通过计算机语言分析实现语言群体间偏见的自动化检测

Automating the Detection of Linguistic Intergroup Bias Through Computerized Language Analysis.

作者信息

Collins Katherine A, Boyd Ryan L

机构信息

University of Saskatchewan, Saskatoon, SK, Canada.

University of Texas at Dallas, Richardson, TX, USA.

出版信息

J Lang Soc Psychol. 2025 Feb 24;44(3-4):343-366. doi: 10.1177/0261927X251318887. eCollection 2025 Jun-Sep.
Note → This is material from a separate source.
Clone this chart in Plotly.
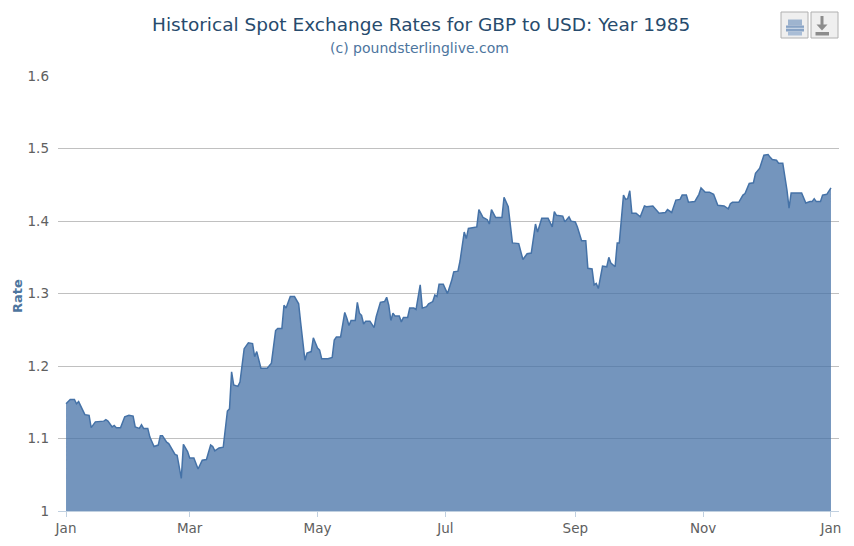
import pandas as pd
import plotly.graph_objects as go

# days after 1 Jan 1985 and the GBP/USD spot rate
day_of_year = [
    0, 2, 4, 5, 6, 8, 9, 11, 12, 14, 15, 18, 19, 20, 22, 23, 24, 26, 28, 30,
    32, 33, 35, 36, 37, 39, 40, 42, 44, 45, 46, 48, 49, 51, 52, 53, 55, 56, 58, 59,
    61, 63, 65, 67, 69, 70, 71, 73, 75, 77, 78, 79, 80, 82, 83, 85, 87, 89, 90, 91,
    93, 96, 98, 100, 101, 103, 104, 105, 107, 109, 111, 112, 114, 115, 117, 118, 120, 121, 122, 125,
    127, 128, 129, 131, 133, 134, 135, 136, 138, 139, 140, 141, 142, 143, 145, 147, 148, 150, 152, 153,
    154, 155, 156, 157, 159, 160, 161, 163, 164, 166, 167, 169, 170, 172, 173, 175, 176, 177, 178, 180,
    182, 184, 185, 187, 188, 190, 191, 192, 196, 197, 199, 201, 202, 203, 205, 208, 209, 211, 213, 216,
    218, 220, 222, 224, 225, 227, 230, 232, 233, 234, 237, 238, 240, 241, 243, 244, 246, 248, 249, 251,
    252, 253, 254, 256, 258, 259, 260, 262, 263, 264, 266, 267, 268, 269, 270, 272, 274, 276, 277, 280,
    281, 283, 286, 287, 289, 291, 293, 294, 296, 297, 300, 302, 303, 305, 307, 309, 311, 314, 316, 317,
    318, 321, 323, 324, 326, 328, 329, 331, 333, 335, 336, 337, 339, 340, 342, 343, 344, 345, 346, 351,
    353, 355, 356, 357, 358, 360, 361, 363, 365,
]
gbp_usd = [
    1.148, 1.154, 1.154, 1.148, 1.151, 1.139, 1.133, 1.132, 1.115, 1.123, 1.123, 1.124, 1.126, 1.124, 1.116, 1.118, 1.115, 1.115, 1.130, 1.132,
    1.131, 1.116, 1.114, 1.119, 1.114, 1.114, 1.102, 1.089, 1.091, 1.104, 1.104, 1.095, 1.093, 1.084, 1.078, 1.077, 1.045, 1.092, 1.082, 1.073,
    1.073, 1.058, 1.070, 1.071, 1.091, 1.089, 1.083, 1.087, 1.088, 1.138, 1.141, 1.192, 1.174, 1.172, 1.178, 1.224, 1.232, 1.231, 1.213, 1.220,
    1.197, 1.197, 1.204, 1.249, 1.252, 1.252, 1.284, 1.280, 1.296, 1.296, 1.286, 1.259, 1.208, 1.218, 1.220, 1.239, 1.225, 1.222, 1.210, 1.210,
    1.212, 1.236, 1.240, 1.240, 1.274, 1.266, 1.256, 1.263, 1.263, 1.288, 1.273, 1.270, 1.258, 1.262, 1.262, 1.253, 1.268, 1.288, 1.289, 1.295,
    1.284, 1.263, 1.273, 1.269, 1.269, 1.261, 1.267, 1.267, 1.280, 1.280, 1.278, 1.312, 1.280, 1.282, 1.286, 1.289, 1.298, 1.296, 1.313, 1.313,
    1.300, 1.318, 1.330, 1.331, 1.345, 1.385, 1.376, 1.390, 1.392, 1.416, 1.405, 1.402, 1.396, 1.416, 1.405, 1.405, 1.433, 1.420, 1.370, 1.369,
    1.347, 1.355, 1.356, 1.396, 1.385, 1.404, 1.404, 1.392, 1.413, 1.408, 1.407, 1.399, 1.406, 1.400, 1.399, 1.392, 1.373, 1.373, 1.335, 1.334,
    1.312, 1.314, 1.307, 1.338, 1.337, 1.350, 1.342, 1.337, 1.370, 1.370, 1.436, 1.430, 1.431, 1.442, 1.411, 1.411, 1.406, 1.421, 1.420, 1.421,
    1.418, 1.411, 1.412, 1.416, 1.412, 1.429, 1.430, 1.436, 1.436, 1.426, 1.427, 1.437, 1.446, 1.440, 1.440, 1.437, 1.422, 1.421, 1.417, 1.424,
    1.426, 1.426, 1.436, 1.438, 1.452, 1.453, 1.466, 1.473, 1.491, 1.492, 1.488, 1.485, 1.484, 1.480, 1.480, 1.463, 1.443, 1.418, 1.439, 1.439,
    1.425, 1.427, 1.427, 1.431, 1.427, 1.427, 1.436, 1.437, 1.446,
]
y_ticks = [1, 1.1, 1.2, 1.3, 1.4, 1.5, 1.6]

dates = pd.Timestamp("1985-01-01") + pd.to_timedelta(day_of_year, unit="D")

# the page body has an 8px margin, so the figure starts at (8, 8)
OFF = 8
W, H = 838, 530
# plot area in page pixels: x 58..839, y 76..511
L, R, T, B = 58, 839, 76, 511


def px(x):
    return (x - L) / (R - L)


def py(y):
    return (B - y) / (B - T)


fig = go.Figure()
fig.add_trace(
    go.Scatter(
        x=dates,
        y=gbp_usd,
        mode="lines",
        line=dict(color="#4572A7", width=1.5),
        fill="tozeroy",
        fillcolor="rgba(69,114,167,0.75)",
        hoverinfo="x+y",
        name="GBP/USD",
    )
)

font = "DejaVu Sans, Liberation Sans, sans-serif"

fig.update_layout(
    width=W,
    height=H,
    margin=dict(l=L - OFF, r=W - (R - OFF), t=T - OFF, b=H - (B - OFF)),
    paper_bgcolor="white",
    plot_bgcolor="white",
    showlegend=False,
    font=dict(family=font, color="#606060", size=13),
)
fig.update_xaxes(
    type="date",
    range=["1984-12-28 04:00", "1986-01-04 20:00"],
    tick0="1985-01-01",
    dtick="M2",
    tickformat="%b",
    showgrid=False,
    showline=True,
    linecolor="#C0D0E0",
    linewidth=1,
    ticks="outside",
    tickcolor="#C0D0E0",
    ticklen=5,
    tickfont=dict(size=13.5, color="#606060"),
    zeroline=False,
    automargin=False,
)
fig.update_yaxes(
    range=[1, 1.6003],
    tickvals=y_ticks,
    ticktext=[f"{v:g}" for v in y_ticks],
    showgrid=True,
    gridcolor="#C0C0C0",
    gridwidth=1,
    zeroline=False,
    showline=False,
    ticks="",
    ticklabelstandoff=8,
    tickfont=dict(size=13.5, color="#606060"),
    automargin=False,
)

fig.add_annotation(
    text="Historical Spot Exchange Rates for GBP to USD: Year 1985",
    xref="paper", yref="paper", x=px(421), y=py(24),
    xanchor="center", yanchor="middle", showarrow=False,
    font=dict(family=font, size=18.5, color="#274B6D"),
)
fig.add_annotation(
    text="(c) poundsterlinglive.com",
    xref="paper", yref="paper", x=px(419), y=py(48),
    xanchor="center", yanchor="middle", showarrow=False,
    font=dict(family=font, size=14, color="#4D759E"),
)
fig.add_annotation(
    text="<b>Rate</b>",
    xref="paper", yref="paper", x=px(17), y=py(296),
    xanchor="center", yanchor="middle", showarrow=False, textangle=-90,
    font=dict(family=font, size=13, color="#4D759E"),
)

# export buttons in the top right corner
shapes = []
for x0 in (781, 811):
    shapes.append(dict(
        type="rect", xref="paper", yref="paper",
        x0=px(x0), x1=px(x0 + 27), y0=py(38), y1=py(12),
        line=dict(color="#B0B0B0", width=1), fillcolor="#EFEFEF", layer="above",
    ))
# printer icon
shapes.append(dict(type="rect", xref="paper", yref="paper", x0=px(788), x1=px(802),
                   y0=py(25.5), y1=py(19.5), line=dict(width=0), fillcolor="#9EB4CF", layer="above"))
shapes.append(dict(type="rect", xref="paper", yref="paper", x0=px(786), x1=px(804),
                   y0=py(31.5), y1=py(25.5), line=dict(width=0), fillcolor="#88A3C5", layer="above"))
shapes.append(dict(type="rect", xref="paper", yref="paper", x0=px(786), x1=px(804),
                   y0=py(28.8), y1=py(27.8), line=dict(width=0), fillcolor="#D5E0EC", layer="above"))
shapes.append(dict(type="rect", xref="paper", yref="paper", x0=px(788), x1=px(802),
                   y0=py(35.5), y1=py(31.5), line=dict(width=0), fillcolor="#A9BDD6", layer="above"))
# download icon
shapes.append(dict(type="rect", xref="paper", yref="paper", x0=px(820.5), x1=px(823.5),
                   y0=py(25), y1=py(16), line=dict(width=0), fillcolor="#8C8C8C", layer="above"))
shapes.append(dict(
    type="path", xref="paper", yref="paper",
    path=f"M {px(816.5)},{py(24.5)} L {px(827.5)},{py(24.5)} L {px(822)},{py(30.5)} Z",
    line=dict(width=0), fillcolor="#8C8C8C", layer="above",
))
shapes.append(dict(type="rect", xref="paper", yref="paper", x0=px(815.5), x1=px(829),
                   y0=py(35.5), y1=py(32), line=dict(width=0), fillcolor="#8C8C8C", layer="above"))
fig.update_layout(shapes=shapes)

fig.write_html("out.html", config={"displayModeBar": False})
DOI:10.1177/0261927X251318887

PMID:40291764

原文链接:https://pmc.ncbi.nlm.nih.gov/articles/PMC12027610/

Abstract

Linguistic bias is the differential use of abstraction, or other linguistic mechanisms, for the same behavior by members of different groups. Abstraction is defined by the Linguistic Category Model (LCM), which defines a continuum of words from concrete to abstract. Linguistic Intergroup Bias (LIB) characterizes the tendency for people to use abstract words for undesirable outgroup and desirable ingroup behavior and concrete words for desirable outgroup and undesirable ingroup behavior. Thus, by examining abstraction in a text, we can understand the implicit attitudes of the author. Yet, research is currently stifled by the time-consuming and resource-intensive method of manual coding. In this study, we aim to develop an automated method to code for LIB. We compiled various techniques, including forms of sentence tokenization, sentiment analysis, and abstraction coding. All methods provided scores that were a good approximation of manually coded scores, which is promising and suggests that more complex methods for LIB coding may be unnecessary. We recommend automated approaches using CoreNLP sentiment analysis and LCM Dictionary abstraction coding.

摘要

语言偏见是指不同群体成员对同一行为在抽象或其他语言机制的使用上存在差异。抽象由语言类别模型（LCM）定义，该模型定义了一个从具体到抽象的词汇连续体。语言群体间偏见（LIB）的特点是人们倾向于用抽象词汇描述不受欢迎的外群体行为和受欢迎的内群体行为，而用具体词汇描述受欢迎的外群体行为和不受欢迎的内群体行为。因此，通过检查文本中的抽象程度，我们可以理解作者的隐含态度。然而，目前的研究因手动编码这种耗时且资源密集的方法而受阻。在本研究中，我们旨在开发一种用于对LIB进行编码的自动化方法。我们整合了各种技术，包括句子分词形式、情感分析和抽象编码。所有方法提供的分数都与手动编码分数非常接近，这很有前景，表明可能无需更复杂的LIB编码方法。我们推荐使用CoreNLP情感分析和LCM词典抽象编码的自动化方法。